Our emotions are elusive, shape-shifting inner beasts, but despite the challenge of pinning any of them down in precise terms—what is anger, really?—we don’t doubt they’re part of our makeup. We don’t think of an emotionless human being as a good thing.

Yet there is little evidence that emotions were treated with respect throughout much of history. Words that point to emotions in ancient languages are tinged with notions of irrationality or possession by spirits. In the West especially, it seems, emotions were considered irrational. Fortunately, artists came along with an interest in the actual psychological makeup of individuals—the full catastrophe, as it were. During the Renaissance, there was a concerted effort to represent affetti (movements of the soul) in the faces and gestures of the people depicted in works of art. The artists, most prominently Leonardo da Vinci, wanted to portray how people were actually feeling.

Whereas these artists were exploring rich movements of the mind and heart from the outside in, mindfulness meditation gives us the opportunity to explore from the inside out. In basic mindfulness practice, we’re instructed to simply notice our thoughts and come back to the anchor of our attention (most often the breath). As we become more accustomed to noticing and coming back, we become familiar with the quality and texture of our thoughts. Before we’ve decided a thought is bad or good or otherwise, we have a split second to just see it for what it is, as if we were in a creative writing class focusing simply on what we see, not what we think or feel or about it.
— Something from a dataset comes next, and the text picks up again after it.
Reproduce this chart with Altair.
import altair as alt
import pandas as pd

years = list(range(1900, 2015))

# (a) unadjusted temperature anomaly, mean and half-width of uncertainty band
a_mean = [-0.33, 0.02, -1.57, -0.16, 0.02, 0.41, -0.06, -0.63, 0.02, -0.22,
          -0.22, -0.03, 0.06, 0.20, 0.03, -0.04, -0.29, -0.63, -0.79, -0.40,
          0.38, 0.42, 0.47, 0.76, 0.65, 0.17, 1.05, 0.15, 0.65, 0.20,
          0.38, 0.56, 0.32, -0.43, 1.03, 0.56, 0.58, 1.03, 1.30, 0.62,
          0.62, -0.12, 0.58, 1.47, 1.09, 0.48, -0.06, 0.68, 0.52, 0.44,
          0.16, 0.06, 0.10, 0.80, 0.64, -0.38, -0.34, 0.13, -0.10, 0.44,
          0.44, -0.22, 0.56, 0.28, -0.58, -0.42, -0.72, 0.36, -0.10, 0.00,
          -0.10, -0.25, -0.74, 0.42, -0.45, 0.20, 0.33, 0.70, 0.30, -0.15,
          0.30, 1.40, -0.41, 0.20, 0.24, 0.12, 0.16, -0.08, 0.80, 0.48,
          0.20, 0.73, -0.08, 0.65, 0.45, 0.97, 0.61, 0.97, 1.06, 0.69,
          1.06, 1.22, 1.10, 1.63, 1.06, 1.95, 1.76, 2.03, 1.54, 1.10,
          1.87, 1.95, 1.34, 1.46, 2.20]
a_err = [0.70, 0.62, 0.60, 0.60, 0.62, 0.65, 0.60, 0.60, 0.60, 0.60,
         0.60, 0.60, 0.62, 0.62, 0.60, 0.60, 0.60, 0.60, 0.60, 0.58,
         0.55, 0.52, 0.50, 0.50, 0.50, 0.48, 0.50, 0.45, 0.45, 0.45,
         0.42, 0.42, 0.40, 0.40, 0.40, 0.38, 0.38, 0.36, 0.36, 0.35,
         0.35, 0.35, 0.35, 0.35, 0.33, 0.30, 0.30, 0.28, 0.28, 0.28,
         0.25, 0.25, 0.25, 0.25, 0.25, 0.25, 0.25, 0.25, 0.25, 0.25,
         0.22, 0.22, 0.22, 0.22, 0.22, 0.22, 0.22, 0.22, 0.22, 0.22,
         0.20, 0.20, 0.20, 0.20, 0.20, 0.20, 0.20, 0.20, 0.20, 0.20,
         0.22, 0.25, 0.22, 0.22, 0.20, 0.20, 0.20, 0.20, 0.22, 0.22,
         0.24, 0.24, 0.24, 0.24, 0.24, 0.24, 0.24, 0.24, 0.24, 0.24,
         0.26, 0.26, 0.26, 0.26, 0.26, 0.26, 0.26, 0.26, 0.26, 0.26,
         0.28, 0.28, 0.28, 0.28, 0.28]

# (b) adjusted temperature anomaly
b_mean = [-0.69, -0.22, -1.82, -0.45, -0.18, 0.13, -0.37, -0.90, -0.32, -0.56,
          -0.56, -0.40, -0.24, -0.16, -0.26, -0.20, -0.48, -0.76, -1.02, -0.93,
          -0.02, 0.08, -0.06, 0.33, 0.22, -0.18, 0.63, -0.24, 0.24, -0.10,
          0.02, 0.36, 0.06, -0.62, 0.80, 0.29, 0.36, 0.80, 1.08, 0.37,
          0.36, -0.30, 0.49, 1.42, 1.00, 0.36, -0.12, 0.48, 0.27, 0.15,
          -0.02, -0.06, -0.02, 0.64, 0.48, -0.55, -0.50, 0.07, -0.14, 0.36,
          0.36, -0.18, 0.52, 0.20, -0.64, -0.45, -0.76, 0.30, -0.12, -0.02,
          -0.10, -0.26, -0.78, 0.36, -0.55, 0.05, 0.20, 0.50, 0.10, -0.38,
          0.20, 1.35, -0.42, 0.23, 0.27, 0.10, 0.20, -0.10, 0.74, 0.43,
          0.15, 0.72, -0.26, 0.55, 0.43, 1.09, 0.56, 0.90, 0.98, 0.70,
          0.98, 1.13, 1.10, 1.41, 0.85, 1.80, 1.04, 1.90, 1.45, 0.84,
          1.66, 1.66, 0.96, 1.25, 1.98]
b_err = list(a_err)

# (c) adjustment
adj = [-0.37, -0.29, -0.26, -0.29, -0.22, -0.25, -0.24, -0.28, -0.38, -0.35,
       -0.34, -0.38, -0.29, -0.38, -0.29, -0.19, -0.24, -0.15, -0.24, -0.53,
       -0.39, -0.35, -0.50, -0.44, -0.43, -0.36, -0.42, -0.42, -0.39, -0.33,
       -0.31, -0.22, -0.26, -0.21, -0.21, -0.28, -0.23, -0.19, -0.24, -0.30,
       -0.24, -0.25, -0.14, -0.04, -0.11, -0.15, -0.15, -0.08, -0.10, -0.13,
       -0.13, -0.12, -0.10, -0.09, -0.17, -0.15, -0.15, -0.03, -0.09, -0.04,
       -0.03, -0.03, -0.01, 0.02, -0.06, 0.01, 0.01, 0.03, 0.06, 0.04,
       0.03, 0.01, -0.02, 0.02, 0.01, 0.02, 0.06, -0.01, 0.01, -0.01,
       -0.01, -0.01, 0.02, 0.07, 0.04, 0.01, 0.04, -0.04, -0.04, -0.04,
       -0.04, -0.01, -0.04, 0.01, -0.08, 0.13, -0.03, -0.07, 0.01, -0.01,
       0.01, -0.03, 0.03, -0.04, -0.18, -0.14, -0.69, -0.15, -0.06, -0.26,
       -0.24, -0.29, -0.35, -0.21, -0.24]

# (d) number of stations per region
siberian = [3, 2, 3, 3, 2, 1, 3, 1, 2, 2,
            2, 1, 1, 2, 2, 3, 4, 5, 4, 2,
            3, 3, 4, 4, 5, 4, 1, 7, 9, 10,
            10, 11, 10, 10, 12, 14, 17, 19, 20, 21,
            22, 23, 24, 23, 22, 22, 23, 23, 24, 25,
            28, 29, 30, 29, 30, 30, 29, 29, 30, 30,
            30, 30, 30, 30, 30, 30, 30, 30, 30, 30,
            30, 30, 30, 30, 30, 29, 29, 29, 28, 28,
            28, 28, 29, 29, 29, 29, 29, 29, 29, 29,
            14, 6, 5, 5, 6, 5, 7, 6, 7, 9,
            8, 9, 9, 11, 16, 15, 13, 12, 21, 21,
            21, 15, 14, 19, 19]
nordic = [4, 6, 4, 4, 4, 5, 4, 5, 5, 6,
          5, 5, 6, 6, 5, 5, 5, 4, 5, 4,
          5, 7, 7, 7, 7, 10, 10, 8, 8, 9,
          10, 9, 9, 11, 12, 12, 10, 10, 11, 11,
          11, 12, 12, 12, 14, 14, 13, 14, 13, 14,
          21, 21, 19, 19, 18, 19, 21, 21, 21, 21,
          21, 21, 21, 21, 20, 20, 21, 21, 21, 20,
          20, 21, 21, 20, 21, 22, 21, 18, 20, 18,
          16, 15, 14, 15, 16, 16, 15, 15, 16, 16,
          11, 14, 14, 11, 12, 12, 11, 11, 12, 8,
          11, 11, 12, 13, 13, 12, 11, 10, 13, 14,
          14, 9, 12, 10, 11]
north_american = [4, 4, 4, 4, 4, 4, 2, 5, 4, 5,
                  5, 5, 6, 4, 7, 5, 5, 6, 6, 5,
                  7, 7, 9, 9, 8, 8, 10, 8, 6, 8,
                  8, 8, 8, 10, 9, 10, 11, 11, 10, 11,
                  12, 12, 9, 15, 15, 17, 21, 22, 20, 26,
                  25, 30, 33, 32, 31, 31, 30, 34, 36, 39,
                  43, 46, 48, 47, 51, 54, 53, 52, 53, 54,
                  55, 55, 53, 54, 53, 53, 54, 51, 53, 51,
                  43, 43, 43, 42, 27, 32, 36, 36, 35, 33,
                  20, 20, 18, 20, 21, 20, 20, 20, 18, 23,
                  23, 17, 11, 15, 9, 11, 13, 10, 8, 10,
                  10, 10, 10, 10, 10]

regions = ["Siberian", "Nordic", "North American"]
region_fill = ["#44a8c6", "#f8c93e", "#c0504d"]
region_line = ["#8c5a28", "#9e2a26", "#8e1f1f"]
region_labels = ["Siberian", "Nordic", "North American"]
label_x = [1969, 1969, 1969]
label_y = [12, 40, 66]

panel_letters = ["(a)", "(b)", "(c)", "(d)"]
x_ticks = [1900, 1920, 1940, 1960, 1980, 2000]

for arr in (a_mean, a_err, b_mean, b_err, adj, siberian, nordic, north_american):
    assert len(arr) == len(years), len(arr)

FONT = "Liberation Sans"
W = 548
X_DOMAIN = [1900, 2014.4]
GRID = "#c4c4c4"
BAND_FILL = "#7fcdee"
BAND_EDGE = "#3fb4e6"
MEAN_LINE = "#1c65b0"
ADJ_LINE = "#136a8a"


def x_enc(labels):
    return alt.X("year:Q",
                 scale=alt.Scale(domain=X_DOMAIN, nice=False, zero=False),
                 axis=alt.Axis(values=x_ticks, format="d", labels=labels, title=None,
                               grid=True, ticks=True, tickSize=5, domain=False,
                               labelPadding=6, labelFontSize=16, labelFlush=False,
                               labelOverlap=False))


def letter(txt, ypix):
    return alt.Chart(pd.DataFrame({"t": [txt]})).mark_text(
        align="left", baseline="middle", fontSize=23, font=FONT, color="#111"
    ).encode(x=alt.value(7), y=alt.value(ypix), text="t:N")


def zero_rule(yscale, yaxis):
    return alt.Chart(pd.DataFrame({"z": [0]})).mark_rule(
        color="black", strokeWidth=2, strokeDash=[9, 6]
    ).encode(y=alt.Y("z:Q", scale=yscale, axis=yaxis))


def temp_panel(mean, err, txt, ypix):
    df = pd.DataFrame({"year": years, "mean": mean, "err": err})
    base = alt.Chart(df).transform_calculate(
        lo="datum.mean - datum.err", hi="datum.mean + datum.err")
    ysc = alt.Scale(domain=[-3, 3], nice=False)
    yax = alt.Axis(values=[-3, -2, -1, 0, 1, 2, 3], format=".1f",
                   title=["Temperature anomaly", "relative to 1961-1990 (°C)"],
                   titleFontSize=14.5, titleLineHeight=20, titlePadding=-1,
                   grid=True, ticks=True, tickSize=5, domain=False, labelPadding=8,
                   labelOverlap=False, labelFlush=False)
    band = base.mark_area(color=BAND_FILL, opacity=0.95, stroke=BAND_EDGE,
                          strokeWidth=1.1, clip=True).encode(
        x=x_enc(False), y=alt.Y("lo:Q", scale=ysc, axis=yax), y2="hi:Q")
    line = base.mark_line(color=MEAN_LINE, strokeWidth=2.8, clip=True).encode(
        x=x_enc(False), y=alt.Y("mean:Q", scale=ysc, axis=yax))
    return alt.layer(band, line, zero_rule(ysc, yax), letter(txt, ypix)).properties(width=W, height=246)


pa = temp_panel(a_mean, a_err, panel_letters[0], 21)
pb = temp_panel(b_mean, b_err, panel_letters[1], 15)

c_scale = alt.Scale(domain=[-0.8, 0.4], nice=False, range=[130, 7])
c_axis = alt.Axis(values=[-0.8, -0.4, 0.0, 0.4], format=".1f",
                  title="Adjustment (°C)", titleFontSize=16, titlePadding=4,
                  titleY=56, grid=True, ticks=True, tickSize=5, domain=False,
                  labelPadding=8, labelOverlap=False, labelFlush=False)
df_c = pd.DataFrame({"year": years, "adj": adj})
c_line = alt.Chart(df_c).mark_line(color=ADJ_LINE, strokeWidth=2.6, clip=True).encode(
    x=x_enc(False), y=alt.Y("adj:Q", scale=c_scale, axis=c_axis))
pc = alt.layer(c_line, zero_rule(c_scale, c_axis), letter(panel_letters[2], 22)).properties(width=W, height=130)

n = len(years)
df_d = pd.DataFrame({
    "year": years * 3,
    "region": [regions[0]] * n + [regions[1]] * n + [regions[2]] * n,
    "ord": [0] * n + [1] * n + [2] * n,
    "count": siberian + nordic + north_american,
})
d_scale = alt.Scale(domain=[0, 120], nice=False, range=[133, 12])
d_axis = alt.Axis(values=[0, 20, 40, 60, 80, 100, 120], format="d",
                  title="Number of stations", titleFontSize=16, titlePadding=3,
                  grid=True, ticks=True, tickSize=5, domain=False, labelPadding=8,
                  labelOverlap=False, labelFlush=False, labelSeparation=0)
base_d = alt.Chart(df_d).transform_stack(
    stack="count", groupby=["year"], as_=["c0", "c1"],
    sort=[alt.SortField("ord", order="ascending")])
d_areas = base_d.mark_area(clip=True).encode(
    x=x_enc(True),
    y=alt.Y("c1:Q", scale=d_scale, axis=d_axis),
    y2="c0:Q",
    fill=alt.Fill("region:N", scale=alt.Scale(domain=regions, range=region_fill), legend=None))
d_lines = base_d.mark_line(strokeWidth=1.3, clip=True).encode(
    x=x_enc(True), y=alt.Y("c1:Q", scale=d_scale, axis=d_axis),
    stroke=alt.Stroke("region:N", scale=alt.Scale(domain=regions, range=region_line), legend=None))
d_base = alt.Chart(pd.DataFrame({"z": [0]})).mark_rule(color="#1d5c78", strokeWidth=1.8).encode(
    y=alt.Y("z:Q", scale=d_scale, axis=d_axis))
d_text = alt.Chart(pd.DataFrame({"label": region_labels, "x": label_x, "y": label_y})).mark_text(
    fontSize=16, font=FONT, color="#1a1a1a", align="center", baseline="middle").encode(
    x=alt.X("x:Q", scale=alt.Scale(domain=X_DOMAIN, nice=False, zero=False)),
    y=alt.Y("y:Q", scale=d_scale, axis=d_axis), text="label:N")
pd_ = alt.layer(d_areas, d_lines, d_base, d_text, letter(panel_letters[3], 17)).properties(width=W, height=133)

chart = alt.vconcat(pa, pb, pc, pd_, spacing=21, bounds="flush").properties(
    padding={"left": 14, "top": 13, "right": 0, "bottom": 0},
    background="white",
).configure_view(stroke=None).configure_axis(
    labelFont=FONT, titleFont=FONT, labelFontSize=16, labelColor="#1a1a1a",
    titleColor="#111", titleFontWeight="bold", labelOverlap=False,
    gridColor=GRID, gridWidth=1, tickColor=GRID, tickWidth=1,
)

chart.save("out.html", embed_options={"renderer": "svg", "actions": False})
When we do that, we definitely notice that some thoughts contain emotional content, and that these emotional “thoughts” arrive as an experience in our body, not just our brain. If you’re angry, you may clench your teeth. If you’re indifferent, your whole body may shrug. If elated, you may shriek. And so on and so on.

This wondrous array of responses is part of what’s beautiful about being human. The longstanding diminishment of emotions as anti-rational has cramped our style.